Fugitive killed in Oregon had 'moveable dungeon'

PORTLAND, Ore. (AP) — Authorities say a man fatally shot by a Portland officer last month had been stalking young women in a van that he converted into a "moveable dungeon" with chains and handcuffs after one of his victims managed to escape from it in January.

Grand jury transcripts released Monday say Kelly Swoboda kept handwritten surveillance notes on about 20 women. He rated the women and marked whether they were alone.

Officers confronted the 49-year-old Swoboda near a high school last month after getting reports of a suspicious van following students. He died in an exchange of gunfire, and the grand jurors met to decide whether the shooting was legally justified. They determined it was.

Swoboda already was wanted by police because he was the suspect in bank robberies as well as a January kidnapping at a tanning salon southeast of Portland.

A 23-year-old woman was working alone at the salon when a man beat her, forced her outside to a van and bound her ankles and wrists with duct tape. The woman escaped by jumping from the moving vehicle. She suffered a fractured skull and other injuries.

When investigators examined Swoboda's van after the March shooting, they discovered chains mounted to the floor in back and items used to tie a person, including ropes and zip ties. The woman who escaped had not noticed such items, leading a prosecutor to ask whether Swoboda had later converted the van into a "moveable dungeon."

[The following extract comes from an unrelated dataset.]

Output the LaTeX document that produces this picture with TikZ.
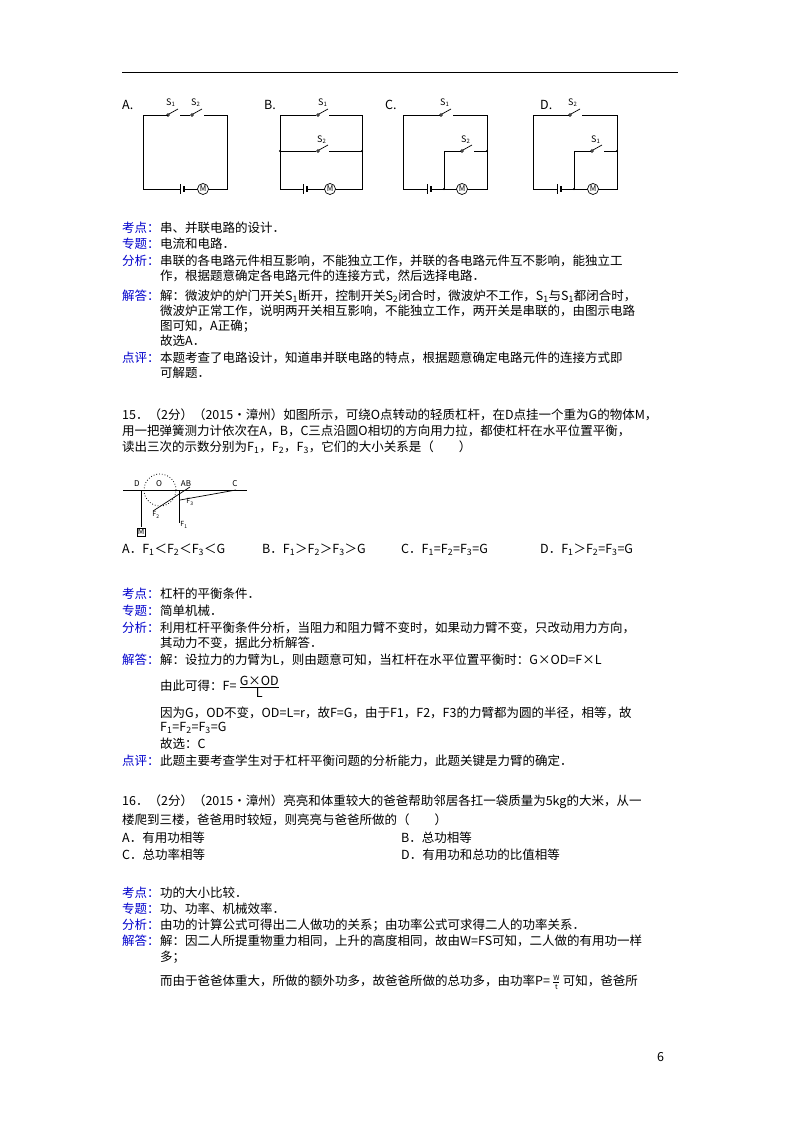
\documentclass[tikz,border=0pt]{standalone}
\usepackage{fontspec}
\setmainfont{Noto Sans CJK SC}
\begin{document}
\begin{tikzpicture}[x=1pt,y=-1pt,
 t/.style={anchor=west,inner sep=0pt,font=\fontsize{12.5}{13}\selectfont},
 lb/.style={t,text=blue!80!black},
 w/.style={line width=0.7pt},
 sm/.style={inner sep=0pt,font=\fontsize{8}{8}\selectfont},
]
\useasboundingbox (0,0) rectangle (800,1132);
\fill[white] (0,0) rectangle (800,1132);
\draw[line width=0.8pt] (122,72) -- (678,72);
\def\swt#1#2{\draw[w] (#1,#2) circle (1.3pt); \draw[w] (#1+1,#2-1) -- (#1+10,#2-6);}
\def\bat#1#2{\draw[w] (#1,#2-5) -- (#1,#2+5); \draw[line width=1.4pt] (#1+4,#2-3) -- (#1+4,#2+3);}
\def\mot#1#2{\draw[w,fill=white] (#1,#2) circle (5.5pt); \node[inner sep=0pt,font=\fontsize{8}{8}\selectfont] at (#1,#2) {M};}
% A
\node[t] (la) at (122,105) {A.};
\draw[w] (168,115) -- (143,115) -- (143,189) -- (180,189);
\draw[w] (184,189) -- (227,189) -- (227,115) -- (204,115);
\draw[w] (180,115) -- (190,115);
\swt{168}{115}\swt{192}{115}
\bat{180}{189}\mot{203}{189}
\node[t,font=\fontsize{9}{9}\selectfont] at (166,103) {S\textsubscript{1}};
\node[t,font=\fontsize{9}{9}\selectfont] at (191,103) {S\textsubscript{2}};
% B
\node[t] (lb) at (264,105) {B.};
\draw[w] (316,115) -- (280,115) -- (280,189) -- (303,189);
\draw[w] (307,189) -- (362,189) -- (362,115) -- (329,115);
\draw[w] (316,151) -- (280,151); \draw[w] (329,151) -- (362,151);
\fill (280,151) circle (1.2pt); \fill (362,151) circle (1.2pt);
\swt{318}{115}\swt{318}{151}
\bat{303}{189}\mot{330}{189}
\node[t,font=\fontsize{9}{9}\selectfont] at (318,103) {S\textsubscript{1}};
\node[t,font=\fontsize{9}{9}\selectfont] at (317,140) {S\textsubscript{2}};
% C
\node[t] (lc) at (385,105) {C.};
\draw[w] (440,115) -- (403,115) -- (403,189) -- (427,189);
\draw[w] (431,189) -- (487,189) -- (487,115) -- (453,115);
\draw[w] (444,189) -- (444,151) -- (461,151); \draw[w] (474,151) -- (487,151);
\fill (444,189) circle (1.2pt); \fill (487,151) circle (1.2pt);
\swt{441}{115}\swt{462}{151}
\bat{427}{189}\mot{462}{189}
\node[t,font=\fontsize{9}{9}\selectfont] at (440,103) {S\textsubscript{1}};
\node[t,font=\fontsize{9}{9}\selectfont] at (461,140) {S\textsubscript{2}};
% D
\node[t] (ld) at (540,105) {D.};
\draw[w] (569,115) -- (533,115) -- (533,189) -- (557,189);
\draw[w] (561,189) -- (617,189) -- (617,115) -- (582,115);
\draw[w] (574,189) -- (574,151) -- (591,151); \draw[w] (604,151) -- (617,151);
\fill (574,189) circle (1.2pt); \fill (617,151) circle (1.2pt);
\swt{570}{115}\swt{592}{151}
\bat{557}{189}\mot{593}{189}
\node[t,font=\fontsize{9}{9}\selectfont] at (568,103) {S\textsubscript{2}};
\node[t,font=\fontsize{9}{9}\selectfont] at (591,140) {S\textsubscript{1}};
% analysis 14
\node[lb] at (122,228) {考点：}; \node[t] at (160,228) {串、并联电路的设计．};
\node[lb] at (122,244) {专题：}; \node[t] at (160,244) {电流和电路．};
\node[lb] at (122,261) {分析：}; \node[t] at (160,261) {串联的各电路元件相互影响，不能独立工作，并联的各电路元件互不影响，能独立工};
\node[t] at (160,276) {作，根据题意确定各电路元件的连接方式，然后选择电路．};
\node[lb] at (122,296) {解答：}; \node[t] at (160,296) {解：微波炉的炉门开关S\textsubscript{1}断开，控制开关S\textsubscript{2}闭合时，微波炉不工作，S\textsubscript{1}与S\textsubscript{1}都闭合时，};
\node[t] at (160,311) {微波炉正常工作，说明两开关相互影响，不能独立工作，两开关是串联的，由图示电路};
\node[t] at (160,326) {图可知，A正确；};
\node[t] at (160,341) {故选A．};
\node[lb] at (122,358) {点评：}; \node[t] at (160,358) {本题考查了电路设计，知道串并联电路的特点，根据题意确定电路元件的连接方式即};
\node[t] at (160,373) {可解题．};
% 15
\node[t] at (122,415) {15．（2分）（2015•漳州）如图所示，可绕O点转动的轻质杠杆，在D点挂一个重为G的物体M，};
\node[t] at (122,431) {用一把弹簧测力计依次在A，B，C三点沿圆O相切的方向用力拉，都使杠杆在水平位置平衡，};
\node[t] at (122,447) {读出三次的示数分别为F\textsubscript{1}，F\textsubscript{2}，F\textsubscript{3}，它们的大小关系是（\quad\quad）};
% lever
\coordinate (D) at (141,490); \coordinate (O) at (160,490); \coordinate (A) at (179,490);
\coordinate (C) at (236,490);
\draw[w] (123,490) -- (247,490);
\draw[dotted,thick] (O) circle (16pt);
\draw[w] (D) -- (141,527);
\node[draw,inner sep=1pt,font=\fontsize{8}{8}\selectfont] (M) at (141,532) {M};
\draw[w] (A) -- (179,523);
\draw[w] (C) -- (180,500);
\draw[w] (190,487) -- (153,511);
\node[sm] at (137,484) {D};
\node[sm] at (159,484) {O};
\node[sm] at (186,484) {AB};
\node[sm] at (235,484) {C};
\node[inner sep=0pt,font=\fontsize{7}{7}\selectfont] at (184,525) {F\textsubscript{1}};
\node[inner sep=0pt,font=\fontsize{7}{7}\selectfont] at (156,515) {F\textsubscript{2}};
\node[inner sep=0pt,font=\fontsize{7}{7}\selectfont] at (190,502) {F\textsubscript{3}};
% options 15
\node[t] at (122,550) {A．F\textsubscript{1}＜F\textsubscript{2}＜F\textsubscript{3}＜G};
\node[t] at (262,550) {B．F\textsubscript{1}＞F\textsubscript{2}＞F\textsubscript{3}＞G};
\node[t] at (401,550) {C．F\textsubscript{1}=F\textsubscript{2}=F\textsubscript{3}=G};
\node[t] at (540,550) {D．F\textsubscript{1}＞F\textsubscript{2}=F\textsubscript{3}=G};
\node[lb] at (122,594) {考点：}; \node[t] at (160,594) {杠杆的平衡条件．};
\node[lb] at (122,611) {专题：}; \node[t] at (160,611) {简单机械．};
\node[lb] at (122,628) {分析：}; \node[t] at (160,628) {利用杠杆平衡条件分析，当阻力和阻力臂不变时，如果动力臂不变，只改动用力方向，};
\node[t] at (160,643) {其动力不变，据此分析解答．};
\node[lb] at (122,660) {解答：}; \node[t] at (160,660) {解：设拉力的力臂为L，则由题意可知，当杠杆在水平位置平衡时：G×OD=F×L};
\node[t] at (160,687) {由此可得：F=\,$\frac{\mbox{G×OD}}{\mbox{L}}$};
\node[t] at (160,713) {因为G，OD不变，OD=L=r，故F=G，由于F1，F2，F3的力臂都为圆的半径，相等，故};
\node[t] at (160,728) {F\textsubscript{1}=F\textsubscript{2}=F\textsubscript{3}=G};
\node[t] at (160,744) {故选：C};
\node[lb] at (122,761) {点评：}; \node[t] at (160,761) {此题主要考查学生对于杠杆平衡问题的分析能力，此题关键是力臂的确定．};
% 16
\node[t] at (122,802) {16．（2分）（2015•漳州）亮亮和体重较大的爸爸帮助邻居各扛一袋质量为5kg的大米，从一};
\node[t] at (122,820) {楼爬到三楼，爸爸用时较短，则亮亮与爸爸所做的（\quad\quad）};
\node[t] at (122,838) {A．有用功相等}; \node[t] at (401,838) {B．总功相等};
\node[t] at (122,855) {C．总功率相等}; \node[t] at (401,855) {D．有用功和总功的比值相等};
\node[lb] at (122,893) {考点：}; \node[t] at (160,893) {功的大小比较．};
\node[lb] at (122,909) {专题：}; \node[t] at (160,909) {功、功率、机械效率．};
\node[lb] at (122,925) {分析：}; \node[t] at (160,925) {由功的计算公式可得出二人做功的关系；由功率公式可求得二人的功率关系．};
\node[lb] at (122,941) {解答：}; \node[t] at (160,941) {解：因二人所提重物重力相同，上升的高度相同，故由W=FS可知，二人做的有用功一样};
\node[t] at (160,957) {多；};
\node[t] at (160,982) {而由于爸爸体重大，所做的额外功多，故爸爸所做的总功多，由功率P=\,$\frac{\mbox{\scriptsize W}}{\mbox{\scriptsize t}}$\,可知，爸爸所};
\node[t] at (657,1057) {6};
\end{tikzpicture}
\end{document}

"I'm thinking exactly that one victim got away, and he wasn't going to let the next one get away," said Detective Mary Nunn of the Clackamas County Sheriff's Office, according to the transcript. "Our discussion at my office is that he was coming up with a better way to restrain somebody in his vehicle."

Among the surveillance notes discovered by police were ones about a brunette near the Oregon Episcopal School tennis courts that he rated an eight, and a ballerina spotted outside a Eugene dance studio. At least one young woman was in the southern Oregon city of Klamath Falls.

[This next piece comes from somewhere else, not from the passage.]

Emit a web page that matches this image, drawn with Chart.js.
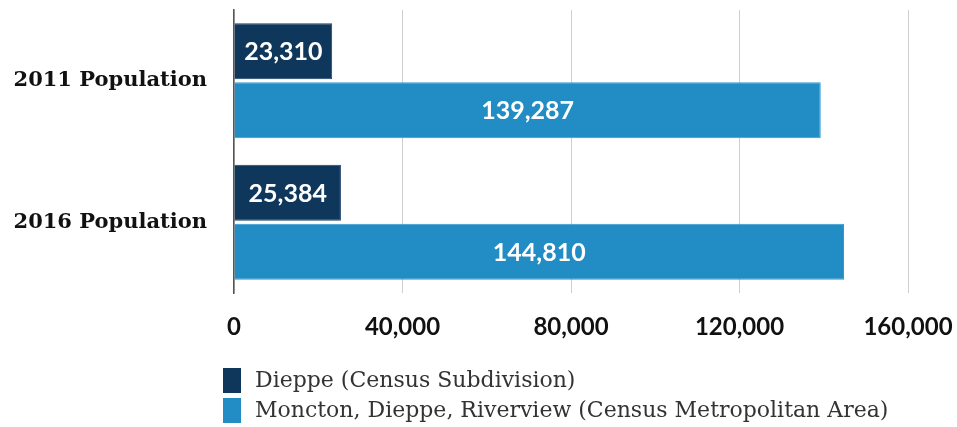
<!DOCTYPE html>
<html>
<head>
<meta charset="utf-8">
<script src="https://cdn.jsdelivr.net/npm/chart.js@4"></script>
<style>
    html, body { margin: 0; padding: 0; background: #fff; }
    #wrap { width: 957px; height: 427px; }
</style>
</head>
<body>
<div id="wrap"><canvas id="population_chart"></canvas></div>
<script>
const categories = ['2011 Population', '2016 Population']
const seriesNames = ['Dieppe (Census Subdivision)', 'Moncton, Dieppe, Riverview (Census Metropolitan Area)']
const dieppeValues = [23310, 25384]
const metroValues = [139287, 144810]
const xTicks = [0, 40000, 80000, 120000, 160000]

const DARK = '#0f365b'
const BLUE = '#228cc4'

// White numbers centred inside every bar
const barLabels = {
    id: 'barLabels',
    afterDatasetsDraw(chart) {
        const ctx = chart.ctx
        ctx.save()
        ctx.fillStyle = '#fff'
        ctx.font = 'bold 25px Lato'
        ctx.textAlign = 'center'
        ctx.textBaseline = 'middle'
        chart.data.datasets.forEach((ds, i) => {
            chart.getDatasetMeta(i).data.forEach((bar, j) => {
                const x = (bar.x + bar.base) / 2
                ctx.fillText(ds.data[j].toLocaleString('en-US'), x, bar.y + 1)
            })
        })
        ctx.restore()
    }
}

// Vertical legend under the axis
const stackedLegend = {
    id: 'stackedLegend',
    afterDraw(chart) {
        const ctx = chart.ctx
        ctx.save()
        ctx.font = '22px "DejaVu Serif"'
        ctx.textBaseline = 'middle'
        chart.data.datasets.forEach((ds, i) => {
            const top = 368 + i * 30
            ctx.fillStyle = ds.backgroundColor
            ctx.fillRect(223, top, 18, 25)
            ctx.fillStyle = '#333'
            ctx.fillText(ds.label, 255, top + 13)
        })
        ctx.restore()
    }
}

new Chart(document.getElementById('population_chart'), {
    type: 'bar',
    data: {
        labels: categories,
        datasets: [
            {
                label: seriesNames[0],
                data: dieppeValues,
                backgroundColor: DARK,
                borderColor: '#1d4268',
                borderWidth: 1,
                categoryPercentage: 0.834,
                barPercentage: 0.95
            },
            {
                label: seriesNames[1],
                data: metroValues,
                backgroundColor: BLUE,
                borderColor: '#3399d0',
                borderWidth: 1,
                categoryPercentage: 0.834,
                barPercentage: 0.95
            }
        ]
    },
    options: {
        indexAxis: 'y',
        responsive: true,
        maintainAspectRatio: false,
        animation: false,
        plugins: {
            legend: { display: false },
            tooltip: { enabled: false }
        },
        scales: {
            x: {
                min: 0,
                max: 160000,
                afterBuildTicks: (scale) => {
                    scale.ticks = xTicks.map(v => ({ value: v }))
                },
                afterFit: (scale) => {
                    scale.height = 50
                    scale.paddingLeft = 0
                    scale.paddingRight = 0
                },
                ticks: {
                    color: '#111',
                    padding: 20,
                    font: { family: 'Lato', weight: 'bold', size: 24 },
                    callback: (value) => value.toLocaleString('en-US')
                },
                grid: {
                    color: '#cfcfcf',
                    lineWidth: 1,
                    drawTicks: false
                },
                border: { display: false }
            },
            y: {
                afterFit: (scale) => {
                    scale.width = 224
                    scale.paddingTop = 0
                    scale.paddingBottom = 0
                },
                ticks: {
                    color: '#111',
                    padding: 19,
                    font: { family: 'DejaVu Serif', weight: 'bold', size: 21 }
                },
                grid: { display: false },
                border: { display: true, color: '#555', width: 1.5 }
            }
        },
        layout: {
            padding: { left: 10, right: 49, top: 10, bottom: 84 }
        }
    },
    plugins: [barLabels, stackedLegend]
})
</script>
</body>
</html>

"Some of them have license plates, so he has seen them driving and follows them," Portland police Detective Erik Kammerer said in response to a question from a grand juror.

A prosecutor asked Kammerer what all of it meant.

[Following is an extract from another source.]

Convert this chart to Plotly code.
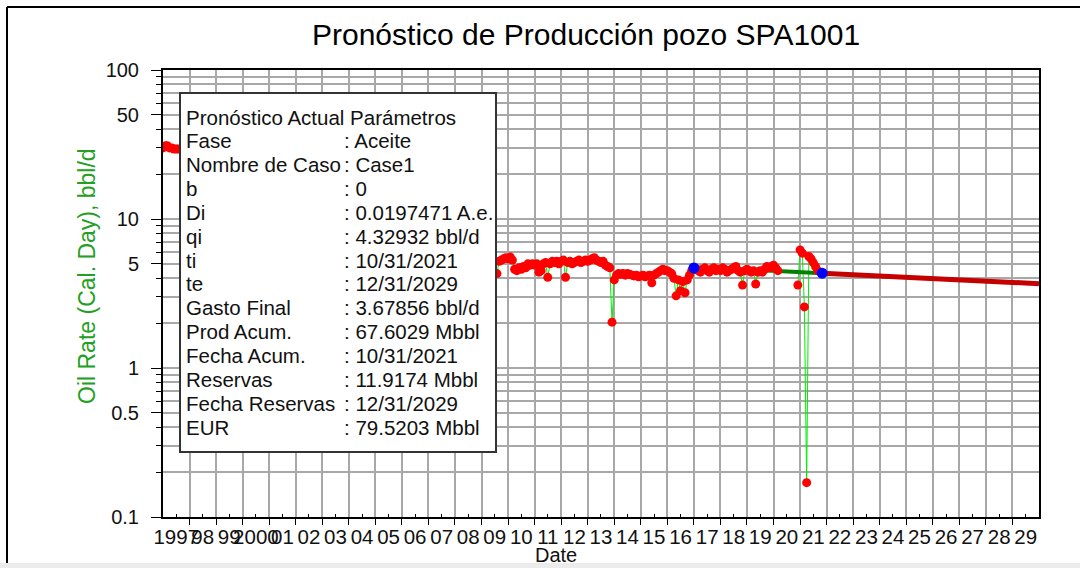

"He's making notes on people that he finds — I don't want to use the word attractive — people he's interested in for the purposes of abducting them and doing whatever he's going to do to them," Kammerer said.

Investigators also said they recovered pornographic magazines and DVDs from the van that featured teenage girls and young women.

The transcript runs more than 300 pages, and much of it describes the sequence of events leading to the shootout between Swoboda and Officer John Romero. Swoboda was shot three times and died at the scene. Romero, a school resource officer at Wilson High, took a bullet to the hand.